Look below for the line with "What TikZ code" and the line with "(rand) at (396,153)"; repeat exactly those two lines and all lines between them, but no pictures.
******************************
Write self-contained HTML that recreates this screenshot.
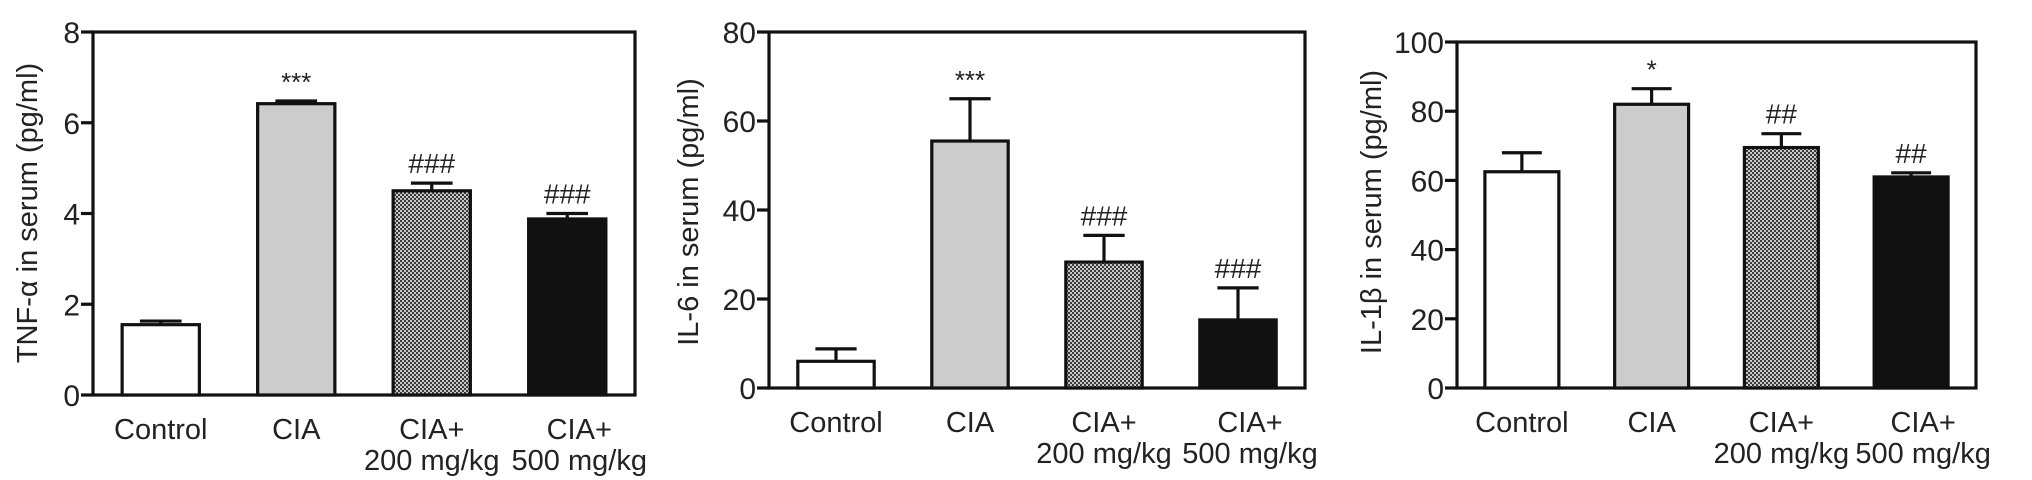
<!DOCTYPE html>
<html><head><meta charset="utf-8"><style>
html,body{margin:0;padding:0;background:#fff;}
svg{display:block;font-family:"Liberation Sans",Arial,sans-serif;}
</style></head><body>
<svg id="chart" width="2032" height="480" viewBox="0 0 2032 480">
<defs>
<pattern id="checker" width="4" height="4" patternUnits="userSpaceOnUse">
<rect width="4" height="4" fill="#c8c8c8"/>
<rect width="2" height="2" fill="#3a3a3a"/>
<rect x="2" y="2" width="2" height="2" fill="#3a3a3a"/>
</pattern>
</defs>
</svg>
<script>
const categories = ["Control","CIA","CIA+|200 mg/kg","CIA+|500 mg/kg"];
const tnfValues = [1.55, 6.42, 4.5, 3.88];
const tnfErrors = [0.08, 0.06, 0.17, 0.12];
const tnfMarks = ["", "***", "###", "###"];
const tnfTicks = [0, 2, 4, 6, 8];
const il6Values = [6.0, 55.5, 28.3, 15.3];
const il6Errors = [2.8, 9.5, 6.0, 7.2];
const il6Marks = ["", "***", "###", "###"];
const il6Ticks = [0, 20, 40, 60, 80];
const il1Values = [62.5, 82, 69.5, 61];
const il1Errors = [5.5, 4.5, 4.0, 1.2];
const il1Marks = ["", "*", "##", "##"];
const il1Ticks = [0, 20, 40, 60, 80, 100];
const fills = ["#ffffff", "#cccccc", "url(#checker)", "#111111"];

const svg = document.getElementById('chart');
const NS = 'http://www.w3.org/2000/svg';
function mk(tag, attrs, parent){
  const e = document.createElementNS(NS, tag);
  for (const k in attrs) e.setAttribute(k, attrs[k]);
  (parent||svg).appendChild(e);
  return e;
}
function panel(cfg, values, errors, marks, ticks){
  const g = mk('g', {});
  
  
  const maxV = ticks[ticks.length-1];
  const y = v => cfg.bottom - (v/maxV)*(cfg.bottom-cfg.top);
  const n = categories.length;
  const slot = (cfg.right-cfg.left)/n;
  const bw = slot*0.57;
  const xc = i => cfg.left + slot*(i+0.5) + cfg.shift;
  const fr = mk('rect', {x:cfg.left, y:cfg.top, width:cfg.right-cfg.left, height:cfg.bottom-cfg.top, fill:'none', stroke:'#111', 'stroke-width':3.2}, g);
  
  
  ticks.forEach(t => {
    const ln = mk('line', {x1:cfg.left-12, x2:cfg.left, y1:y(t), y2:y(t), stroke:'#111', 'stroke-width':3.2}, g);
    
    
    const tx = mk('text', {x:cfg.left-13, y:y(t)+11, 'text-anchor':'end', 'font-size':30, fill:'#222'}, g);
    tx.textContent = t;
    
    
  });
  const yt = mk('text', {x:cfg.labelX, y:cfg.labelY, 'text-anchor':'middle', 'font-size':29, fill:'#222', transform:`rotate(-90 ${cfg.labelX} ${cfg.labelY})`, 'dominant-baseline':'central'}, g);
  yt.textContent = cfg.title;
  
  
  values.forEach((v, i) => {
    const cx = xc(i);
    const top = y(v), et = y(v+errors[i]);
    const el = mk('line', {x1:cx, x2:cx, y1:top, y2:et, stroke:'#111', 'stroke-width':3.2}, g);
    
    
    const cap = mk('line', {x1:cx-bw*0.27, x2:cx+bw*0.27, y1:et, y2:et, stroke:'#111', 'stroke-width':3.2}, g);
    
    
    const r = mk('rect', {x:cx-bw/2, y:top, width:bw, height:cfg.bottom-top, fill:fills[i], stroke:'#111', 'stroke-width':3.2}, g);
    
    
    if (marks[i]) {
      const m = mk('text', {x:cx, y:et-10, 'text-anchor':'middle', 'font-size':marks[i][0]==='*'?26:28, fill:'#222'}, g);
      m.textContent = marks[i];
      
      
    }
    const parts = categories[i].split('|');
    parts.forEach((p, k) => {
      const lx = parts.length>1 ? cx + (i===3?12:0) : cx;
      const t = mk('text', {x:lx, y:cfg.bottom+44+k*31, 'text-anchor':'middle', 'font-size':29, fill:'#222'}, g);
      t.textContent = p;
      
      
    });
  });
}
panel({name:'tnf-panel', left:93, right:635, top:32, bottom:395, shift:0, labelX:28, labelY:213, title:'TNF-α in serum (pg/ml)'}, tnfValues, tnfErrors, tnfMarks, tnfTicks);
panel({name:'il6-panel', left:769, right:1305, top:32, bottom:388, shift:0, labelX:689, labelY:212, title:'IL-6 in serum (pg/ml)'}, il6Values, il6Errors, il6Marks, il6Ticks);
panel({name:'il1b-panel', left:1457, right:1976, top:42, bottom:388, shift:0, labelX:1372, labelY:212, title:'IL-1β in serum (pg/ml)'}, il1Values, il1Errors, il1Marks, il1Ticks);
</script>
</body></html>
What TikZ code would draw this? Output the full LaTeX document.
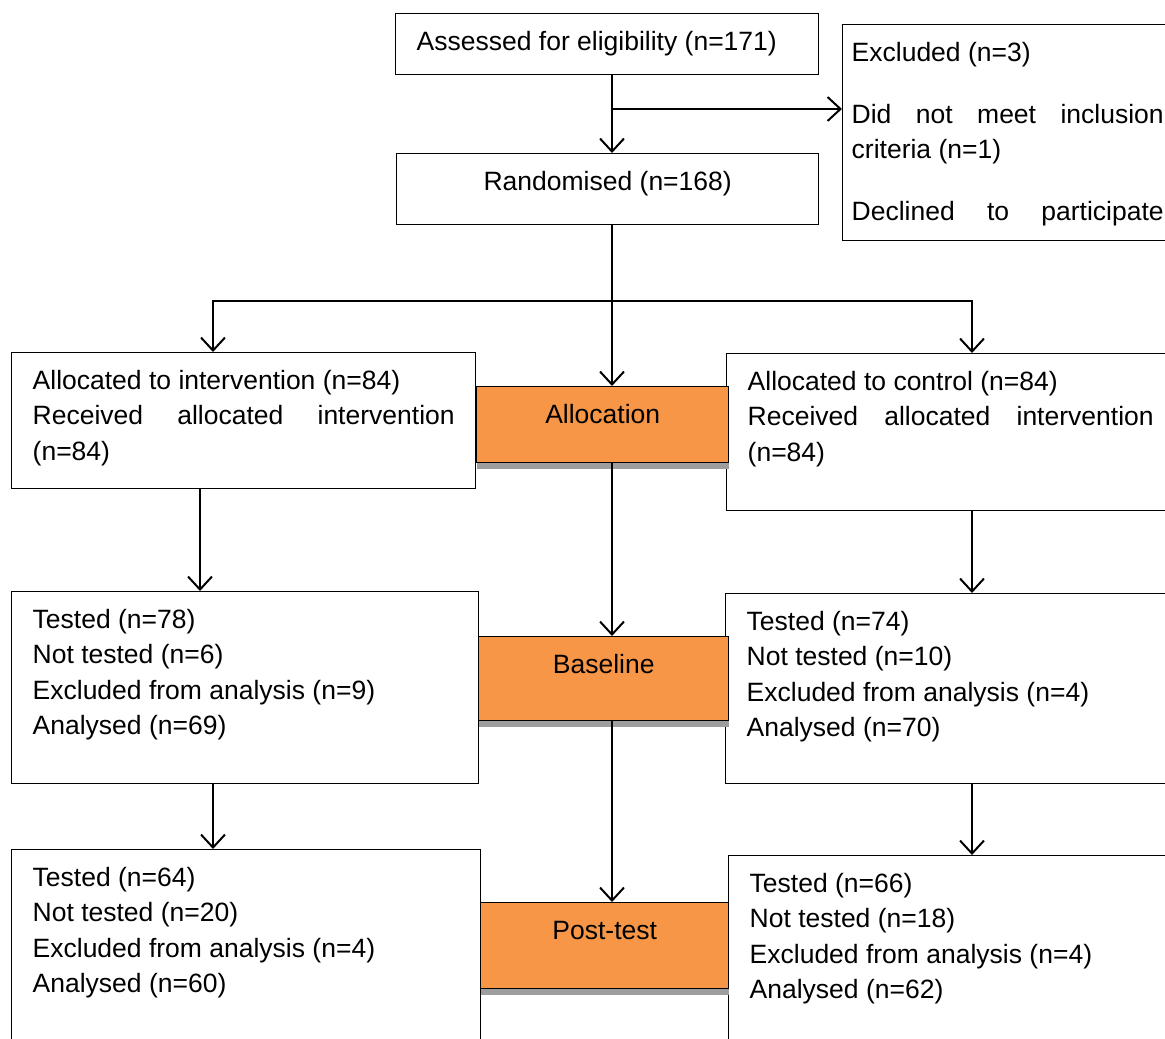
\documentclass[tikz,border=0pt]{standalone}
\usepackage{fontspec}
\setmainfont{Liberation Sans}
\usetikzlibrary{arrows.meta,shadows}
\definecolor{stageorange}{HTML}{F79646}
\newcommand{\boxtxt}[3]{\begin{minipage}[t][#1][t]{#2}\strut#3\end{minipage}}
\newcommand{\spread}[1]{\makebox[\linewidth][s]{#1}}

\begin{document}
\begin{tikzpicture}[x=1pt,y=-1pt,
    font=\fontsize{26.5}{35.3}\selectfont,
    flow/.style={draw, line width=1.4pt, anchor=north west, inner xsep=21pt, inner ysep=12pt, fill=white},
    stage/.style={flow, fill=stageorange, inner xsep=0pt,
      drop shadow={shadow xshift=0pt, shadow yshift=-6pt, fill=black!38, opacity=1}},
    link/.style={line width=2pt, -{Straight Barb[length=13pt,width=24pt]}}]
   \useasboundingbox (0,0) rectangle (1165,1039);
   \clip (0,0) rectangle (1165,1039);

   % top part
   \node[flow] (assess) at (395,13) {\boxtxt{37pt}{381pt}{Assessed for eligibility (n=171)}};
   \node[flow, inner xsep=9pt] (excl) at (842,24) {\boxtxt{192pt}{312pt}{Excluded (n=3)\\[26.7pt]
      \spread{Did not meet inclusion}\\criteria (n=1)\\[26.7pt]\spread{Declined to participate}}};
   \node[flow] (rand) at (396,153) {\boxtxt{47pt}{380pt}{\centering Randomised (n=168)}};

   % intervention side
   \node[flow] (int1) at (11,352) {\boxtxt{112pt}{422pt}{Allocated to intervention (n=84)\\
      \spread{Received allocated intervention}\\(n=84)}};
   \node[flow] (int2) at (11,591) {\boxtxt{168pt}{425pt}{Tested (n=78)\\Not tested (n=6)\\
      Excluded from analysis (n=9)\\Analysed (n=69)}};
   \node[flow] (int3) at (11,849) {\boxtxt{196pt}{427pt}{Tested (n=64)\\Not tested (n=20)\\
      Excluded from analysis (n=4)\\Analysed (n=60)}};

   % control side
   \node[flow] (ctl1) at (726,353) {\boxtxt{133pt}{406pt}{Allocated to control (n=84)\\
      \spread{Received allocated intervention}\\(n=84)}};
   \node[flow] (ctl2) at (725,593) {\boxtxt{166pt}{406pt}{Tested (n=74)\\Not tested (n=10)\\
      Excluded from analysis (n=4)\\Analysed (n=70)}};
   \node[flow] (ctl3) at (728,855) {\boxtxt{200pt}{406pt}{Tested (n=66)\\Not tested (n=18)\\
      Excluded from analysis (n=4)\\Analysed (n=62)}};

   % stages
   \node[stage] (alloc) at (476,386) {\boxtxt{52pt}{252pt}{\centering Allocation}};
   \node[stage] (base) at (478,636) {\boxtxt{60pt}{250pt}{\centering Baseline}};
   \node[stage] (post) at (480,902) {\boxtxt{62pt}{248pt}{\centering Post-test}};

   \coordinate (colM) at (612,0);
   \coordinate (colL) at (213,0);
   \coordinate (colLb) at (200,0);
   \coordinate (colR) at (972,0);
   \coordinate (fork1) at (612,109);
   \coordinate (fork2) at (612,301);

   \draw[link] (assess.south -| colM) -- (rand.north -| colM);
   \draw[link] (fork1) -- (fork1 -| excl.west);
   \draw[link] (rand.south -| colM) -- (alloc.north -| colM);
   \draw[link] (fork2) -| (int1.north -| colL);
   \draw[link] (fork2) -| (ctl1.north -| colR);

   \draw[link] (alloc.south -| colM) -- (base.north -| colM);
   \draw[link] (base.south -| colM) -- (post.north -| colM);
   \draw[link] (int1.south -| colLb) -- (int2.north -| colLb);
   \draw[link] (int2.south -| colL) -- (int3.north -| colL);
   \draw[link] (ctl1.south -| colR) -- (ctl2.north -| colR);
   \draw[link] (ctl2.south -| colR) -- (ctl3.north -| colR);
\end{tikzpicture}
\end{document}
******************************
(Answer to the task):
What TikZ code would draw this? Output the full LaTeX document.
\documentclass[tikz,border=0pt]{standalone}
\usepackage{fontspec}
\setmainfont{Liberation Sans}
\usetikzlibrary{arrows.meta,shadows}
\definecolor{stageorange}{HTML}{F79646}
\newcommand{\boxtxt}[3]{\begin{minipage}[t][#1][t]{#2}\strut#3\end{minipage}}
\newcommand{\spread}[1]{\makebox[\linewidth][s]{#1}}

\begin{document}
\begin{tikzpicture}[x=1pt,y=-1pt,
    font=\fontsize{26.5}{35.3}\selectfont,
    flow/.style={draw, line width=1.4pt, anchor=north west, inner xsep=21pt, inner ysep=12pt, fill=white},
    stage/.style={flow, fill=stageorange, inner xsep=0pt,
      drop shadow={shadow xshift=0pt, shadow yshift=-6pt, fill=black!38, opacity=1}},
    link/.style={line width=2pt, -{Straight Barb[length=13pt,width=24pt]}}]
   \useasboundingbox (0,0) rectangle (1165,1039);
   \clip (0,0) rectangle (1165,1039);

   % top part
   \node[flow] (assess) at (395,13) {\boxtxt{37pt}{381pt}{Assessed for eligibility (n=171)}};
   \node[flow, inner xsep=9pt] (excl) at (842,24) {\boxtxt{192pt}{312pt}{Excluded (n=3)\\[26.7pt]
      \spread{Did not meet inclusion}\\criteria (n=1)\\[26.7pt]\spread{Declined to participate}}};
   \node[flow] (rand) at (396,153) {\boxtxt{47pt}{380pt}{\centering Randomised (n=168)}};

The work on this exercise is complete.